## Begin The records
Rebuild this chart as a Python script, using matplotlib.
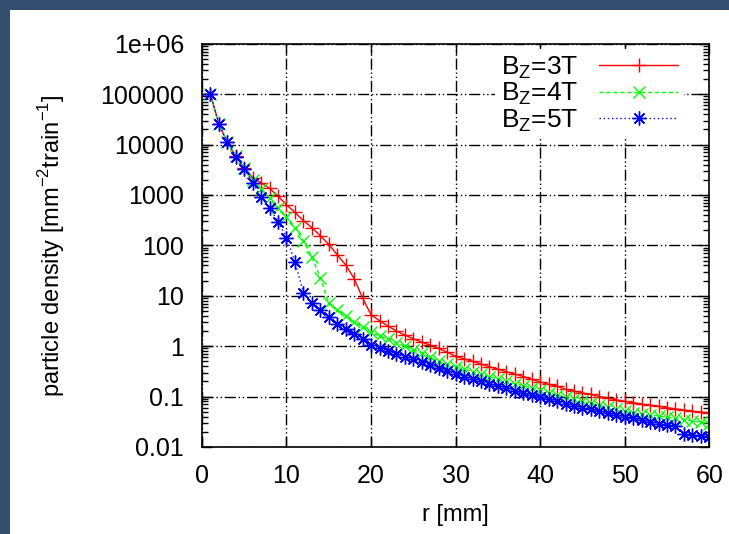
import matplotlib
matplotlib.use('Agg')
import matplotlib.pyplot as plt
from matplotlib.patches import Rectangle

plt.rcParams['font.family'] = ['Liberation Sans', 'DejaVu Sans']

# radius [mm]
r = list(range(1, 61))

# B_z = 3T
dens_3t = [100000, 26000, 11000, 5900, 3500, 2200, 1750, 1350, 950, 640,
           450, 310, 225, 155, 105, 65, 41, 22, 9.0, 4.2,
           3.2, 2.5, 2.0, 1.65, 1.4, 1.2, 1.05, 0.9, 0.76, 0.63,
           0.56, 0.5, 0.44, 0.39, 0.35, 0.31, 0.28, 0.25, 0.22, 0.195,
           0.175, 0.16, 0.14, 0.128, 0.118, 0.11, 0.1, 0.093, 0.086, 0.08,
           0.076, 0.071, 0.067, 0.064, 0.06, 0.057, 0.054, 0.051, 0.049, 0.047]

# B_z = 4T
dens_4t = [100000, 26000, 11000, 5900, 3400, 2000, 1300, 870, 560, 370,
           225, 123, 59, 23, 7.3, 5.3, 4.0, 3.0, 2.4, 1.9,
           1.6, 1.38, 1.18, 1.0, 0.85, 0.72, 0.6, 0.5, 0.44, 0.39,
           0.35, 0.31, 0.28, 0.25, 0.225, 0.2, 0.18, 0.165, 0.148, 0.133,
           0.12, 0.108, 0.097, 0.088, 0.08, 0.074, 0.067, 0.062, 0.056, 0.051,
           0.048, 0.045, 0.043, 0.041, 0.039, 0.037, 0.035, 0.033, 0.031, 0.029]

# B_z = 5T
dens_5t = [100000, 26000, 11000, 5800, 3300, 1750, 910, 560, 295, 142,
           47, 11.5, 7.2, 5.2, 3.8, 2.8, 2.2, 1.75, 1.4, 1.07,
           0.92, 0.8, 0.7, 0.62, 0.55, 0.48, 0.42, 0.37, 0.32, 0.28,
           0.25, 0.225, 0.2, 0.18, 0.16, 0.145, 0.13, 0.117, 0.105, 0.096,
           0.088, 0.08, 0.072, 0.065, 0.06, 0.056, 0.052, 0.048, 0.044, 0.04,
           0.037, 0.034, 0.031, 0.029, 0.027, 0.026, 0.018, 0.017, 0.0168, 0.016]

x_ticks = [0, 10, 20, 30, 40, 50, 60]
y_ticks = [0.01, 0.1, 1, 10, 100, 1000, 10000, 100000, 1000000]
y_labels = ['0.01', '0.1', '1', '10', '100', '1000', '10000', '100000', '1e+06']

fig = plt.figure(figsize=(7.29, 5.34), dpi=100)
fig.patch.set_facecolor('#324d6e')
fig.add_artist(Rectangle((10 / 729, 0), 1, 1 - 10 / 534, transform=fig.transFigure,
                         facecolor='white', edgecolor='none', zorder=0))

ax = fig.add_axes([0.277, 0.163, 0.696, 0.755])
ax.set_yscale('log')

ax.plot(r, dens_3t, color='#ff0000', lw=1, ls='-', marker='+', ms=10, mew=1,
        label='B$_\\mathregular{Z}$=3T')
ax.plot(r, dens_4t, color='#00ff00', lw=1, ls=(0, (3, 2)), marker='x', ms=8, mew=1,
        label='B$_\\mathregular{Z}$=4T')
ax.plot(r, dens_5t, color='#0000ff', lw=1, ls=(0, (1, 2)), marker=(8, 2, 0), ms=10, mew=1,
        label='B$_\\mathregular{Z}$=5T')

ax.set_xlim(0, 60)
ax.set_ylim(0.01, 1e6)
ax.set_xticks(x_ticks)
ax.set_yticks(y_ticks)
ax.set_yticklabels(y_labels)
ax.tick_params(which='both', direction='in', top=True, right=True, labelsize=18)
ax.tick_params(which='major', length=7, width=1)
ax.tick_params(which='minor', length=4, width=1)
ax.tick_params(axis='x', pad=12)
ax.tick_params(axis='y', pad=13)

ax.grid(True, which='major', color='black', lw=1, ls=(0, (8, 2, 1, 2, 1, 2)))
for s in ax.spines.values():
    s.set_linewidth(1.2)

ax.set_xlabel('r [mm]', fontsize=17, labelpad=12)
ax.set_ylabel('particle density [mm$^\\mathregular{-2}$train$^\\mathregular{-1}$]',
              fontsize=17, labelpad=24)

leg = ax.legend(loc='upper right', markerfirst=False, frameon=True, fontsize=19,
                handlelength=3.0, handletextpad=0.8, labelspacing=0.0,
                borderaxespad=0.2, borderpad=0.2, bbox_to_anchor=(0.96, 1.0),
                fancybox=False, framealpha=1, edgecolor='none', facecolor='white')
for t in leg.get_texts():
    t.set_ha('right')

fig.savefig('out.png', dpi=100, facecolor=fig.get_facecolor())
## End The records
## Begin The records
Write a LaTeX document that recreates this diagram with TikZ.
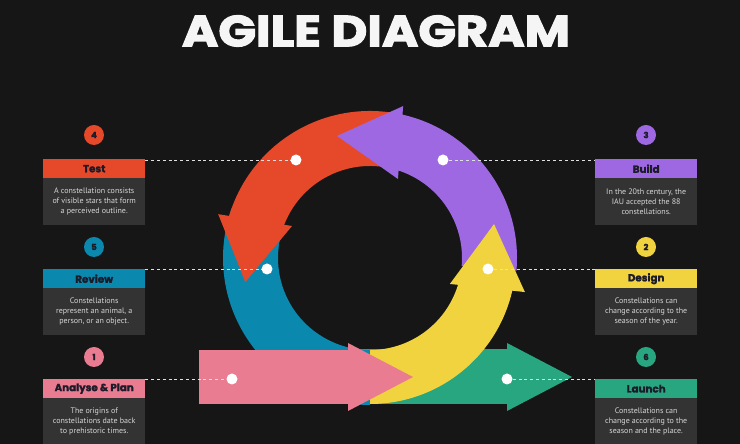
## End The records
▶ _Short exercise_
Go through the material and select each line with the string "matplotlib" in it.

▶ _Task result_
Rebuild this chart as a Python script, using matplotlib.
import matplotlib
matplotlib.use('Agg')
import matplotlib.pyplot as plt
from matplotlib.patches import Rectangle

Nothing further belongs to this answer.